Immigration Minister Chris Alexander says Canada is contributing $50.7 million to the United Nations refugee agency for humanitarian assistance.
Alexander says the money for the UN High Commissioner for Refugees will support efforts to improve health and living conditions, as well as protection, for refugees and internally displaced people in many regions.
The announcement comes on World Refugee Day and after the UN agency said the number of refugees around the world has topped 50 million for the first time since the Second World War.
The Canadian Press
Proud to announce $50.7 million in funding to UNHCR @Refugees agency on behalf of @christianparad. #WRD2014
— Chris Alexander (@MinChrisA) June 20, 2014
More than 50 million displaced peoples
More than 32,200 refugees fled their homes every day in 2013 to seek protection elsewhere or within the borders of their own country, according to a UN report released on World Refugee Day.

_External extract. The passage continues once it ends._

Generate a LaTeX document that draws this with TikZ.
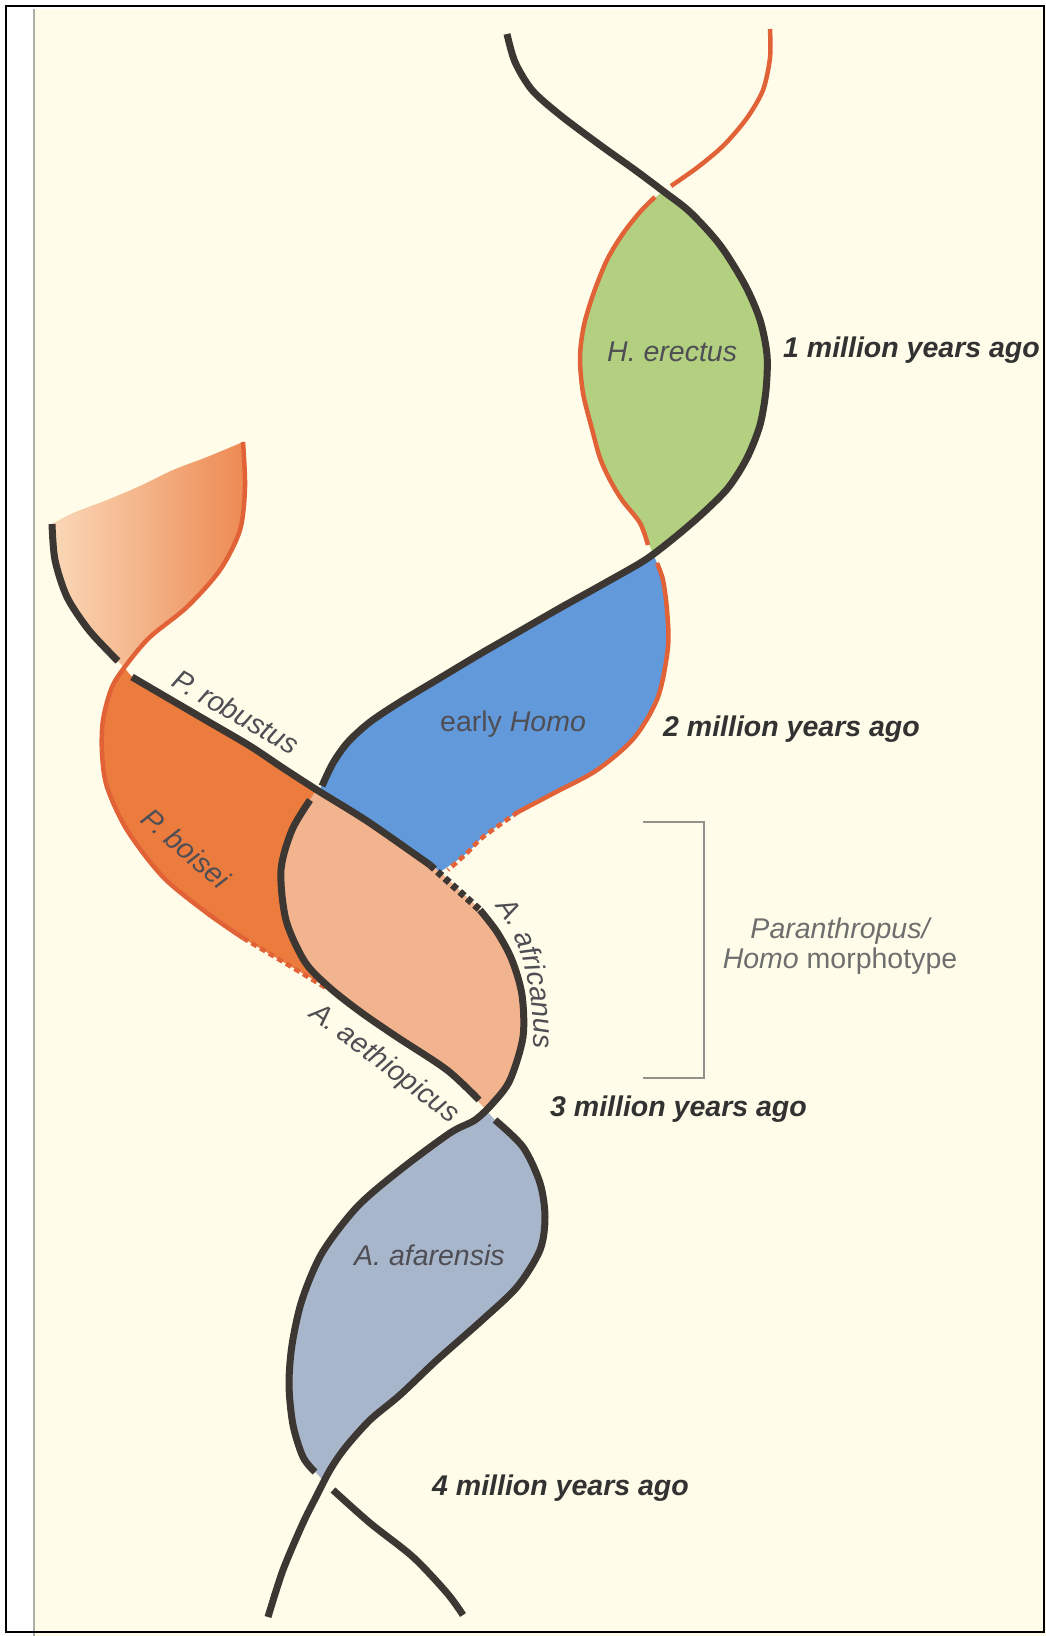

By the end of last year, 51.2 million people worldwide were considered forcibly displaced due to conflict and persecution, the highest number since WWII.
- 16.7 million refugees
- 33.3 million individuals displaced within their own
borders
- 1.1 million asylum applications
If these 51.2 million persons were a nation, they would make up the 26th largest in the world.
- The Americas hosted the smallest share of refugees
globally (7%)
- Canada hosted 182,497 total refugees and asylum
seekers
- Germany was world’s largest single recipient of new
asylum claims
- One in every two refugees is a child, the highest
figure in a decade
Syria catching up to Afghanistan
More than half of all refugees worldwide came from three countries:
- Afghanistan (2.56 million)
- Syria (2.47 million)
- Somalia (1.12 million)
Afghanistan has been the main refugee country of origin
for more than three decades. One out of every five refugees
in the world is from Afghanistan.
But at the current pace of the conflict and outflow from
Syria, the number of Syrian refugees could replace Afghans
during the course of 2014, the UN report said. At the end
of 2013, Syrian refugees were the second largest refugee
group in the world, a jump from 36th place just two years
earlier.
A total of 98,400 refugees were admitted by 21 resettlement countries, according to government statistics. The U.S., Australia and Canada admitted 90 per cent of resettled refugees in 2013.